Although Hollywood superstar Mark Wahlberg has long since traded his rap music career for the Hollywood megastar life, his million-selling number one hit song “Good Vibrations” celebrated its 30th anniversary Friday, July 16th, 2021.
In honor of its 30th anniversary — and because we all love a little nostalgia — the song’s original writer, MC Spice The Legend, has released a new version of the song. The latest release boasts an all-star line up, with production from Big Rush of Ice Cube’s camp and Dale Ramsey (credits: Jay Z, Justin Timberlake, James Brown, and the Temptations), as well as a feel-good chorus from powerhouse R&B group Phajja, formerly of Warner Brothers.
The “Good Vibrations” re-release features freshly updated lyrics performed by MC Spice himself. MC Spice the Legend is Boston’s first rapper signed to a major label (Atlantic/1986). Not only did Spice write the original “Good Vibrations” record, but he also recorded it as an audio guide track for Mark Wahlberg to learn the words and the song’s delivery.
Spice notes that he penned the original in just fifteen minutes. “This song has always been dear to me,” he says. “I remember writing it in fifteen minutes while driving in the car with Donnie [Wahlberg] to the recording studio.”
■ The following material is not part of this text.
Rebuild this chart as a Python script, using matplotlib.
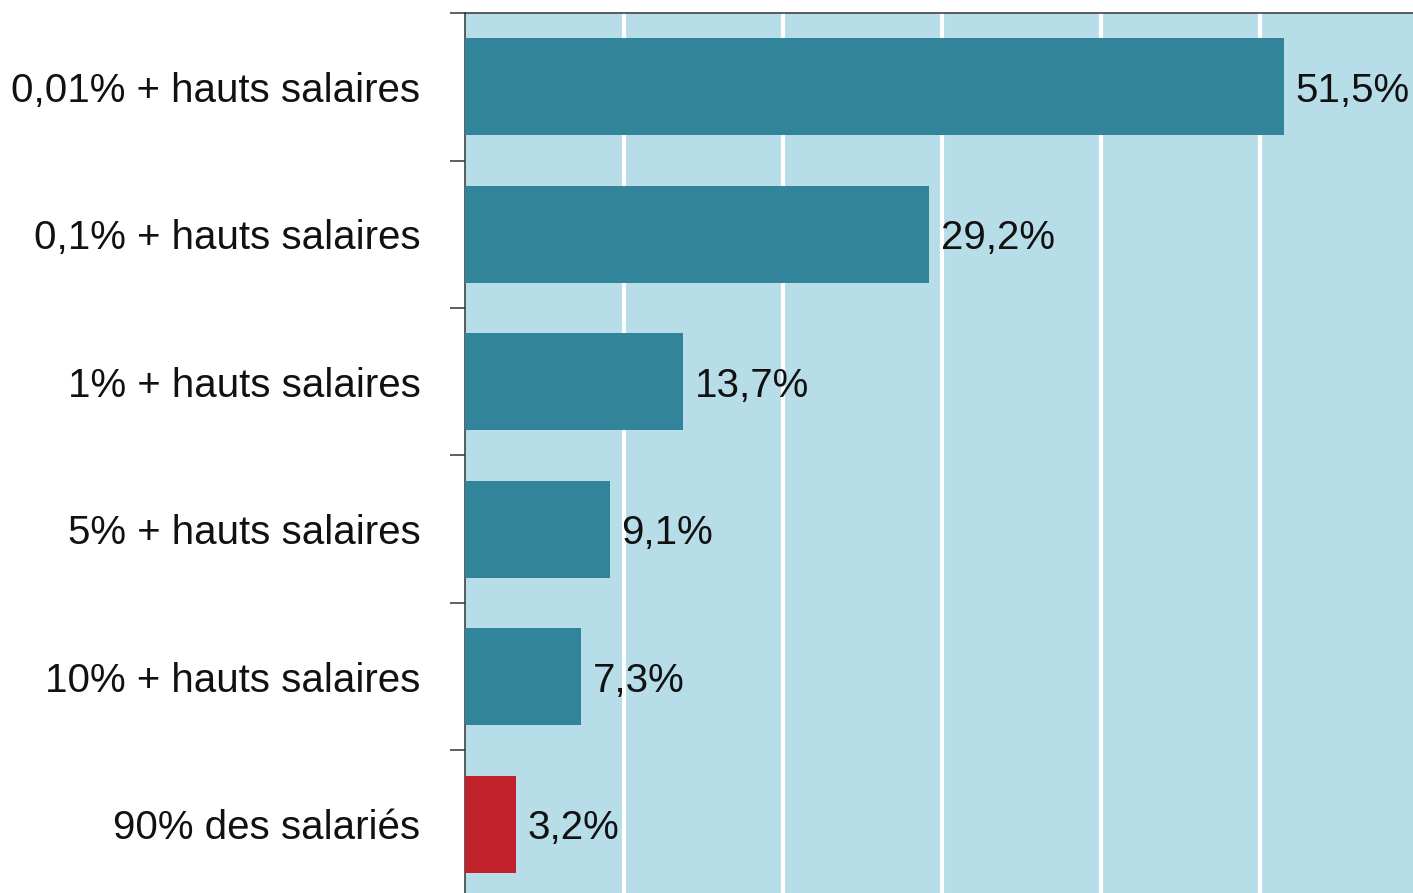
import numpy as np
import matplotlib.pyplot as plt
from matplotlib.ticker import FixedLocator

# data
categories = ["0,01% + hauts salaires", "0,1% + hauts salaires", "1% + hauts salaires",
              "5% + hauts salaires", "10% + hauts salaires", "90% des salariés"]
values = [51.5, 29.2, 13.7, 9.1, 7.3, 3.2]
value_labels = ["51,5%", "29,2%", "13,7%", "9,1%", "7,3%", "3,2%"]
bar_colors = ["#32849b"] * 5 + ["#c0212a"]

FONT = ["Liberation Sans", "DejaVu Sans"]
FS = 29


def main():
    fig = plt.figure(figsize=(14.13, 8.93), dpi=100)
    # axes runs slightly off the canvas, like the cropped original
    ax = fig.add_axes([465 / 1413, 1 - 898 / 893, 954 / 1413, 885 / 893])
    ax.set_facecolor("#b7dde8")

    y = np.arange(len(categories))
    ax.barh(y, values, height=0.66, color=bar_colors, zorder=3)
    for yi, v, lab in zip(y, values, value_labels):
        ax.text(v + 0.75, yi, lab, va="center_baseline", ha="left", fontsize=FS,
                family=FONT, color="#111111", zorder=4)

    ax.set_xlim(0, 60)
    ax.set_ylim(len(categories) - 0.5, -0.5)

    ax.set_xticks([10, 20, 30, 40, 50])
    ax.xaxis.grid(True, color="white", linewidth=3, zorder=1)
    ax.set_axisbelow(True)
    ax.tick_params(axis="x", length=0, labelbottom=False)

    ax.set_yticks(y)
    ax.set_yticklabels(categories, fontsize=FS, family=FONT, color="#111111",
                       va="center_baseline")
    ax.tick_params(axis="y", which="major", length=0, pad=32)
    ax.yaxis.set_minor_locator(FixedLocator(np.arange(-0.5, len(categories), 1.0)))
    ax.tick_params(axis="y", which="minor", length=11, width=1.1, color="#333333")

    for side in ["right", "bottom"]:
        ax.spines[side].set_visible(False)
    for side in ["left", "top"]:
        ax.spines[side].set_color("#333333")
        ax.spines[side].set_linewidth(1.1)

    fig.savefig("out.png", dpi=100)
    plt.close(fig)


if __name__ == "__main__":
    main()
Spice, a friend of the Wahlbergs, helped Mark’s brother Donnie create the hit songs that led to Mark Wahlberg’s breakout platinum album, Music for the People. MC Spice wrote five songs on the actor’s debut album, including the initial two singles, “Good Vibrations” and “Wildside.” Both singles were wildly successful; “Good Vibrations” went Platinum, and “Wildside” went Gold.
“I felt that a lot of people who grew up on ‘Good Vibrations’ are attracted to the infectious, feel-good hook. In the 30th anniversary version, we gave it a totally new sound, and the rapping is on a different level with a new cadence and flow.”
The vibrant vocals on the 30th anniversary re-release of “Good Vibrations” come from R&B singers Phajja, also from Boston by way of Chicago.
“Spice texted me one day asking what we thought of redoing ‘Good Vibrations’ with him as the rapper. We went in the studio that same night, and came up with the beat and the hook. We felt that song, and believe it’s a great song for the times, when America is opening up again after the pandemic and families are coming together and having fun again,” said Nakia Williams of Phajja.
The 30th anniversary edition of “Good Vibrations” will be available on all digital music stores. A signed CD copy of the song will be available for the first 10,000 purchases of the CD via the label’s website. A special 12-inch vinyl disc for deejays will also be released, as well. The ultimate throwback: compact discs.
Prior to his “Good Vibrations” fame, MC Spice the Legend made history as Boston’s first rap act to have his song played on rhythmic radio’s Kiss 108FM when he released the track “Don’t Treat Your Girly Like A Dog ” via Atlantic Records.
Since then, he’s continued to write and produce music for a multitude of artists, including Rikardo Blu, Free (of B.E.T.), and worked on a collaboration with reggae artist Natural Vybz.
MC Spice is currently working on his 40-song rap album, Roxbury, for release this September, via 2626 Entertainment, a recording label owned by MC Spice and his business partner and real estate mogul Cornell Brown.The longform album has 40 songs to commemorate his 40 years in rap.
The album’s title, Roxbury, pays homage to his humble beginnings. The South Carolina-born rapper lived in Roxbury’s Orchard Park housing projects in his early years and grew up in and around Roxbury well into his adult life. At age 15, he started rapping and has been writing and recording three to five songs a day ever since.
Now at age 54, when other rappers have probably already hung up their mics, MC Spice is calling out the ageism in rap. He believes if his favorite rockers, Mick Jagger and Aerosmith’s Steve Tyler, can still do their thing on stage, he can too.
“Why do we say that rappers have to go into early retirement? What’s compelling us to do that?” Spice says he’ll begin touring again after the September 5th release date of Roxbury.
Since the mid-eighties, MC Spice had spent time giving back to the youth and underprivileged communities.
“I’m Hiphop before I’m a rapper,” MC Spice says. “Most people don’t know the difference between rap and hip hop, but rap is something you do, and hip hop is how you live. In fact, rapping (emceeing) is more so a physical attribute used to promote the awareness of hip hop’s four spiritual principles: peace, unity, love, and having fun. Therefore, I’ve always given of my time and talents to uplift our culture and to put our culture in a positive light.”
Now that’s what we call “Good Vibrations”!